05/14/2013 page 51   26.0% "Chapter 3: In some ways a hard chapter seeing how young people suffered through slavery and also suffered to gain permanent freedom. One of the hardest things to read concerned African-Americans who were in the border states which the Emancipation Proclamation did not touch. They were still slaves and several were treated worse as their owners feared their 'property' would be 'lost' next."
05/14/2013 page 59   30.0% "Chapter 4: I'd never even thought that the South would have taken the time to throw out their texts pre-Secession and write their own. Though teaching children math with how many Yanks 10 Confederates can kill is...ghoulish. The 'history' text written in 1863 was really intriguing as well. I love how the South was completely blameless-those evil Abolitionists and voting their friend Lincoln.

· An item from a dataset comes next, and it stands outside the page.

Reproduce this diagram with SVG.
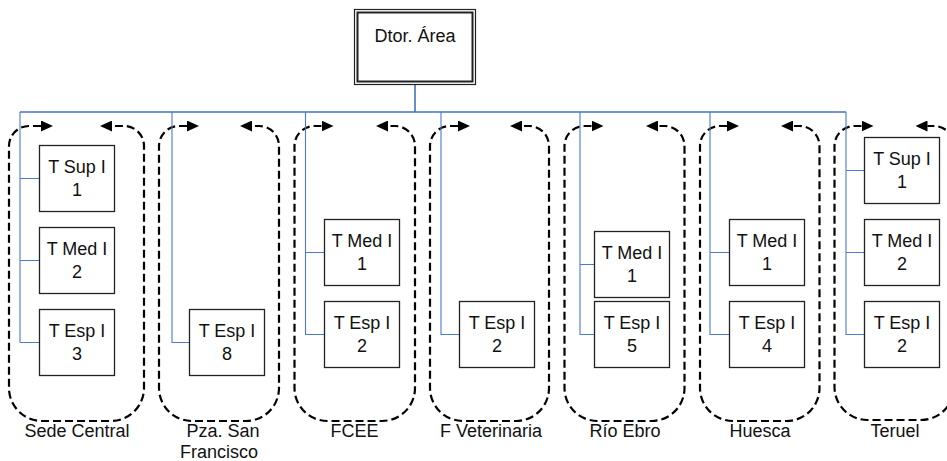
<svg xmlns="http://www.w3.org/2000/svg" width="947" height="461" viewBox="0 0 947 461">
<style>
text{font-family:"Liberation Sans",Arial,sans-serif;font-size:18px;fill:#111;text-anchor:middle}
.box{fill:#fff;stroke:#222;stroke-width:1.3}
.bus{fill:none;stroke:#4472C4;stroke-width:1.6}
.br{fill:none;stroke:#4a7bd0;stroke-width:1.1}
.loop{fill:none;stroke:#000;stroke-width:2.2;stroke-dasharray:8 4;marker-start:url(#ah);marker-end:url(#ah)}
</style>
<defs>
<marker id="ah" markerUnits="userSpaceOnUse" markerWidth="12" markerHeight="11" refX="0" refY="5.5" orient="auto-start-reverse" viewBox="0 0 12 11">
<path d="M0,0 L12,5.5 L0,11 z" fill="#000"/>
</marker>
</defs>
<rect width="947" height="461" fill="#fff"/>

<g id="loops">
<path class="loop" d="M41,126 H29 A20 20 0 0 0 9,146 V388 A33 33 0 0 0 42,421 H111 A33 33 0 0 0 144,388 V146 A20 20 0 0 0 124,126 H112"/>
<path class="loop" d="M187,126 H179 A20 20 0 0 0 159,146 V388 A33 33 0 0 0 192,421 H246 A33 33 0 0 0 279,388 V146 A20 20 0 0 0 259,126 H252"/>
<path class="loop" d="M321.5,126 H314.5 A20 20 0 0 0 294.5,146 V388 A33 33 0 0 0 327.5,421 H382 A33 33 0 0 0 415,388 V146 A20 20 0 0 0 395,126 H388"/>
<path class="loop" d="M458,126 H450 A20 20 0 0 0 430,146 V388 A33 33 0 0 0 463,421 H516 A33 33 0 0 0 549,388 V146 A20 20 0 0 0 529,126 H522"/>
<path class="loop" d="M591.5,126 H584.5 A20 20 0 0 0 564.5,146 V388 A33 33 0 0 0 597.5,421 H651.5 A33 33 0 0 0 684.5,388 V146 A20 20 0 0 0 664.5,126 H658"/>
<path class="loop" d="M727,126 H720 A20 20 0 0 0 700,146 V388 A33 33 0 0 0 733,421 H786.5 A33 33 0 0 0 819.5,388 V146 A20 20 0 0 0 799.5,126 H793"/>
<path class="loop" d="M861.5,126 H854.5 A20 20 0 0 0 834.5,146 V387 A33 33 0 0 0 867.5,420 H921 A33 33 0 0 0 954,387 V146 A20 20 0 0 0 934,126 H927.5"/>
</g>

<g id="connectors">
<path class="bus" d="M415,84 V112 M20,112 H846"/>
<path class="br" d="M20,112 V342.5 M20,178.5 H39.5 M20,260.5 H39.5 M20,342.5 H39.5"/>
<path class="br" d="M172,112 V342.5 H189.5"/>
<path class="br" d="M305.5,112 V334.5 H324.5 M305.5,252.5 H324.5"/>
<path class="br" d="M441,112 V334.5 H459.5"/>
<path class="br" d="M580,112 V334.5 H594.5 M580,264.5 H594.5"/>
<path class="br" d="M710,112 V334.5 H729.5 M710,252.5 H729.5"/>
<path class="br" d="M846,112 V334.5 H864.5 M846,170.5 H864.5 M846,252.5 H864.5"/>
</g>

<g id="dtor">
<rect x="354.5" y="9.5" width="121" height="75" fill="#fff" stroke="#222" stroke-width="1.2"/>
<rect x="357.5" y="12.5" width="115" height="69" fill="none" stroke="#222" stroke-width="2"/>
<text x="415" y="42">Dtor. Área</text>
</g>

<g id="sc1"><rect class="box" x="39.5" y="145.5" width="75" height="66"/><text x="77" y="173">T Sup I</text><text x="77" y="196">1</text></g>
<g id="sc2"><rect class="box" x="39.5" y="227.5" width="75" height="66"/><text x="77" y="255">T Med I</text><text x="77" y="278">2</text></g>
<g id="sc3"><rect class="box" x="39.5" y="309.5" width="75" height="66"/><text x="77" y="337">T Esp I</text><text x="77" y="360">3</text></g>

<g id="psf1"><rect class="box" x="189.5" y="309.5" width="75" height="66"/><text x="227" y="337">T Esp I</text><text x="227" y="360">8</text></g>

<g id="fcee1"><rect class="box" x="324.5" y="219.5" width="75" height="66"/><text x="362" y="247">T Med I</text><text x="362" y="270">1</text></g>
<g id="fcee2"><rect class="box" x="324.5" y="301.5" width="75" height="66"/><text x="362" y="329">T Esp I</text><text x="362" y="352">2</text></g>

<g id="fvet1"><rect class="box" x="459.5" y="301.5" width="75" height="66"/><text x="497" y="329">T Esp I</text><text x="497" y="352">2</text></g>

<g id="re1"><rect class="box" x="594.5" y="231.5" width="75" height="66"/><text x="632" y="258.5">T Med I</text><text x="632" y="281.5">1</text></g>
<g id="re2"><rect class="box" x="594.5" y="301.5" width="75" height="66"/><text x="632" y="329">T Esp I</text><text x="632" y="352">5</text></g>

<g id="hu1"><rect class="box" x="729.5" y="219.5" width="75" height="66"/><text x="767" y="247">T Med I</text><text x="767" y="270">1</text></g>
<g id="hu2"><rect class="box" x="729.5" y="301.5" width="75" height="66"/><text x="767" y="329">T Esp I</text><text x="767" y="352">4</text></g>

<g id="te1"><rect class="box" x="864.5" y="137.5" width="75" height="66"/><text x="902" y="165">T Sup I</text><text x="902" y="188">1</text></g>
<g id="te2"><rect class="box" x="864.5" y="219.5" width="75" height="66"/><text x="902" y="247">T Med I</text><text x="902" y="270">2</text></g>
<g id="te3"><rect class="box" x="864.5" y="301.5" width="75" height="66"/><text x="902" y="329">T Esp I</text><text x="902" y="352">2</text></g>

<g id="labels">
<text x="77" y="436.5">Sede Central</text>
<text x="223" y="436.5">Pza. San</text>
<text x="219" y="458">Francisco</text>
<text x="354.5" y="436.5">FCEE</text>
<text x="491" y="436.5">F Veterinaria</text>
<text x="625" y="436.5">Río Ebro</text>
<text x="760" y="436.5">Huesca</text>
<text x="895" y="436.5">Teruel</text>
</g>
</svg>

Truth is so...fluid, no?"
05/14/2013 page 77   40.0% "Chapter 5: Seeing the Battle of Gettysburg from the point of view of the young civilians was eye opening. They'd had such normal lives that were blew apart by the devastation of war they witnessed first hand. Yet they and their families were kind to both sides and gave aid where they could."
05/15/2013 page 93   48.0% "I had never read about the siege of Vicksburg from the view of the civilians who experienced it. I have to try to find some of these journals, because just the excerpts were unbelievable. What these women and children lived through is mind-boggling."
05/15/2013 page 105   54.0% "Andersonville

I have no words."
05/16/2013 page 117   60.0% "Atlanta burning is familiar to all who've watched Gone With the Wind, but reading true accounts of people who experienced it was amazing. It's sad to think of all that death and destruction."
05/16/2013 page 133   69.0% "Chapter 9: The author does a good job of showing both sides of Sherman's March to the Sea. The people of Georgia and South Carolina have their say, but so too do people who experienced and/or showed kindness to the 'enemy'."